Newly divorced, Nico was footloose and fancy free, making history as the country’s first single president. The market of A-list bachelorettes with designs on the first ladyship was at his disposal. But the razzle-dazzle of swinging singledom, was, perhaps, dampened by the force of ennui. And so, several weeks after severing ties with one woman, the statesman that some refer to as President Bling-Bling did what many a man of power and influence would do: he hooked up with a model, until death (or le divorce) do them part.

Meantime, across the Big Pond, another man of power and influence was indulging in the pleasures offered by a different breed of A-list, to the tune of $80,000 – the price of a significantly devalued piece of sub-prime real estate, but still more costly, in the end, than a good, old-fashioned cigar. Every man, after all, has his own manner of partaking in le plaisir.

The question is: who really cares?

Judging by the media, the sex lives of politicians are at the top of everyone’s mind – or at least they should be. In an era when we are all scrambling to sustain and conserve, why else would editorial boards worldwide sacrifice the trees and the energy necessary to transmit this information if they didn’t believe the public was in need of it?

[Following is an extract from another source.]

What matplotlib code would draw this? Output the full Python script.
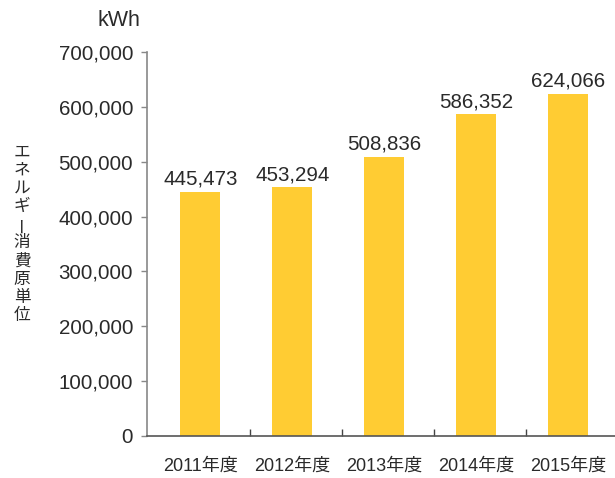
import matplotlib
matplotlib.use("Agg")
import matplotlib.pyplot as plt
import numpy as np

plt.rcParams['font.family'] = ['Liberation Sans', 'Noto Sans CJK JP', 'DejaVu Sans']

years = ["2011年度", "2012年度", "2013年度", "2014年度", "2015年度"]
values = [445473, 453294, 508836, 586352, 624066]
yticks = [0, 100000, 200000, 300000, 400000, 500000, 600000, 700000]
unit = "kWh"
ylabel = "エネルギー消費原単位"

bar_color = "#FFCC33"
text_color = "#2a2a2a"

fig = plt.figure(figsize=(6.15, 4.78), dpi=100)
ax = fig.add_axes([0.239, 0.088, 0.761, 0.803])

x = np.arange(len(years))
ax.bar(x, values, width=0.435, color=bar_color, zorder=2)

for xi, v in zip(x, values):
    ax.text(xi, v + 6000, f"{v:,}", ha="center", va="bottom",
            fontsize=14.8, color=text_color)

ax.set_ylim(0, 700000)
ax.set_xlim(-0.58, 4.51)
ax.set_yticks(yticks)
ax.set_yticklabels([f"{t:,}" for t in yticks], fontsize=14.8, color=text_color)
ax.tick_params(axis="y", direction="out", length=4, width=1, color="#888888", pad=6)

# category labels drawn without tick marks, boundary ticks pointing up
ax.set_xticks(x)
ax.set_xticklabels(years, fontsize=13, color=text_color)
ax.tick_params(axis="x", length=0, pad=16)
ax.set_xticks(x[:-1] + 0.54, minor=True)
ax.tick_params(axis="x", which="minor", direction="in", length=5, width=1, color="#444444")

for s in ["top", "right"]:
    ax.spines[s].set_visible(False)
ax.spines["left"].set_color("#888888")
ax.spines["left"].set_linewidth(1.2)
ax.spines["bottom"].set_color("#555555")
ax.spines["bottom"].set_linewidth(1.2)

fig.text(119 / 615, 1 - 21 / 478, unit, ha="center", va="center",
         fontsize=15.5, color=text_color)

# vertical axis title, one character per line
top_px, step_px = 152, 18.2
for i, ch in enumerate(ylabel):
    rot = 90 if ch == "ー" else 0
    fig.text(22 / 615, 1 - (top_px + i * step_px) / 478, ch, ha="center",
             va="center", fontsize=12, color=text_color, rotation=rot,
             family=["Noto Sans CJK JP"])

fig.savefig("out.png", dpi=100)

True, members of democracies have the right to know when one of their officials is engaging in practices that are contrary to what they are supposedly fighting for. And, even in a country where privacy is still held in relatively high value, a presidential divorce – or marriage – should hardly be kept a secret. It’s the duty of the free press, which continuously battles within the limits of its freedom, to keep people in the know.

However, those of us who regard the old days – those when the media winked and turned a blind eye to the more promiscuous activities of those that it covered – with nostalgia, are finding the pool of intelligent, informative analysis evaporating. Recent polls in France, for example, showed that the French would like to hear less about Mr. Sarkozy and his romantic exploits, and more about what he’s actually doing – and not doing – for the nation. Sex scandals and high-level unions are amusing diversions, but what with global warming, the decrease in consumer buying power and, hey, the time it takes to tend to our own secret gardens, we’ve got enough to worry about already.

For those who disagree, there’s one more tidbit: worry not for Cecilia. She’s back in the States, and word has it that she’s engaged to – gasp! – her lover.